En segundo lugar, es imprescindible un esfuerzo para controlar, con unos mínimos visos de seriedad, las fronteras. Todas, como hemos señalado. Tercero, debe traducir el peso político de España en convenios de retorno de los inmigrantes ilegales, ligados a la citada contingentación de los trabajadores que puedan venir con un contrato de trabajo bajo el brazo. Y por último, pero no por ello menos importante, es necesario adoptar más y mejores medidas de integración social de los inmigrantes.

Es verdad que en España el porcentaje de población inmigrante es aún relativamente bajo en comparación a otros países europeos. Pero no es menos cierto

que el Gobierno se ha mostrado, hasta la fecha, absolutamente incapaz de conocer cuántos inmigrantes se encuentran realmente en nuestro país. Tanto es así que, en el reciente proceso de regularización, se esperaban unas 180.000 solicitudes y la cifra final superó las 320.000, de manera que la previsión oficial apenas se desvió un 80% sobre la real.

De otro lado, buena parte de esta población inmigrante -legal e ilegal- se concentra en determinadas zonas donde, evidentemente, se produce una saturación de los servicios que es percibida por la población española como un efecto no deseado de la inmigración. Los ayuntamientos y las comunidades autónomas están soportando íntegramente sobre sus hombros -y sobre sus arcas- el coste de la atención social, sanitaria y educativa de la población inmigrante. Ello no es razonable, pues estas administraciones carecen de recursos suficientes para acometer este reto o, al menos, no pueden hacerlo sin que la calidad de los servicios se quebrante.

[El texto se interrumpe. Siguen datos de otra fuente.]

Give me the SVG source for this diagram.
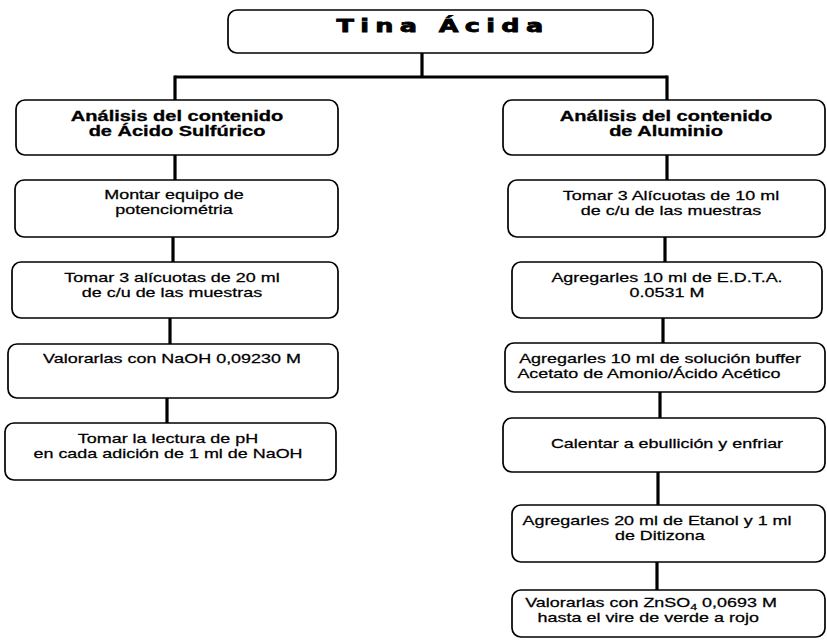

Ésta son algunas de las razones por las que respaldo la necesidad del gran pacto político que ha propuesto, en materia de inmigración, el secretario general del PSOE, José Luis Rodríguez Zapatero. Un gran pacto, fundamentalmente entre el PP y el PSOE, que deje atrás el debate suscitado en torno a la Ley de Extranjería, que no debe ser obstáculo para alcanzar un acuerdo. A los socialistas no nos gusta esa ley, pero es la que hay y la respetamos. Y, siendo honestos, debemos reconocer todos, partidarios y detractores de la ley, que la mejor ley del mundo sería en sí misma insuficiente para resolver este problema.

Un pacto político que dé lugar a convenios entre las Administraciones para garantizar la calidad y la estabilidad de los servicios públicos en aquellos lugares en los que, como he señalado anteriormente, se produce una saturación de los mismos por la superpoblación inmigrante.

España tiene una oportunidad de oro para colocar en primerísimo primer plano de la agenda europea el gran reto de la inmigración. Tenemos que plantear un tratamiento singularizado de las regiones fronterizas, que reciben cada año a miles de inmigrantes cuyo destino final son otros puntos de la UE. Y podemos y debemos recuperar el espíritu de la Conferencia Euromediterránea de Barcelona en 1995, apostando por el desarrollo económico de los países de origen de la inmigración, secando las raíces de la pobreza y las guerras.

Frente a quienes propugnan que a España se le recuerde por haber introducido el euro (sic), nosotros apostamos por prestar un auténtico gran servicio a España y a Europa colocando a la inmigración como uno de los asuntos esenciales de la presidencia española de la UE.

Manuel Chaves González es presidente de la Junta de Andalucía.